The Fellowship's building was completed in December 1967. As the Congregation grew from 35 in 1973 to 50 in the early 80s, Elarth designed an expansion that doubled the size of the meeting room and added classroom space on the lower level.

In May, 1987, Elarth presented information to the Fellowship about the availability of land adjacent to the Meeting House, and the Fellowship purchased about 2.8 acres. The Fellowship voted to retain an architect to prepare preliminary plans in March 1990, and the building (now called Phase I) was completed in Spring 1992. In honor of Herschel’s contributions, the meeting hall in the new building bore his name.

About two years after we moved into the new building, we found we already needed more RE space, and Elarth Hall was not adequate for our services (even after going to two Sunday services). There was a problem of designing an expansion and maintaining the amount of green space and the increased number of parking spaces required by the town. As luck would have it, in March 2005 our neighbor, Dr. Walter Gross made his adjoining property available to us and we purchased it. (In 2003, the Fellowship changed its name to the Unitarian Universalist Congregation (UUC).

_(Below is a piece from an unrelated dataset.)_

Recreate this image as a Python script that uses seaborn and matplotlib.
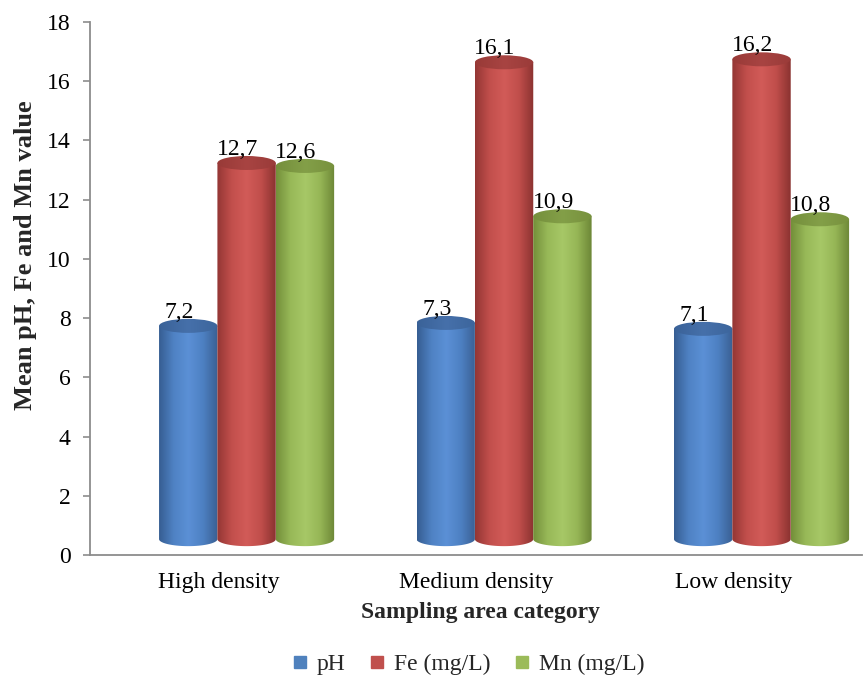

Because of the crowding of Elarth Hall and the need for more Religious Education space, the Board decided in 2004–2005 to undertake the building expansion. The final design focused on RE space, a larger sanctuary, new offices for staff, a larger kitchen, a view of the mountains and sustainable (environmental) design features. The old sanctuary, Elarth Hall, is now our fellowship hall. The completed building extension (Phase II) was dedicated on July 8, 2008.

Our beautiful sanctuary has hosted several concerts and gets high praise for both the acoustics — and the view. UUC members are reclaiming the wild flower garden, EarthSpirit Sisters built a labyrinth, members participate in a community garden, and a Memorial Garden and columbarium were completed in May 2011.

Google Map

A Google Earth image from 2010 shows the Phase II building. The house to the left of the driveway is the original Meeting House. (The second house was built on land sold by the Fellowship when the land was bought for Phase I.) The circular area visible in the aerial photograph just beyond the building is the site of the Memorial Garden and columbarium, completed in May, 2011.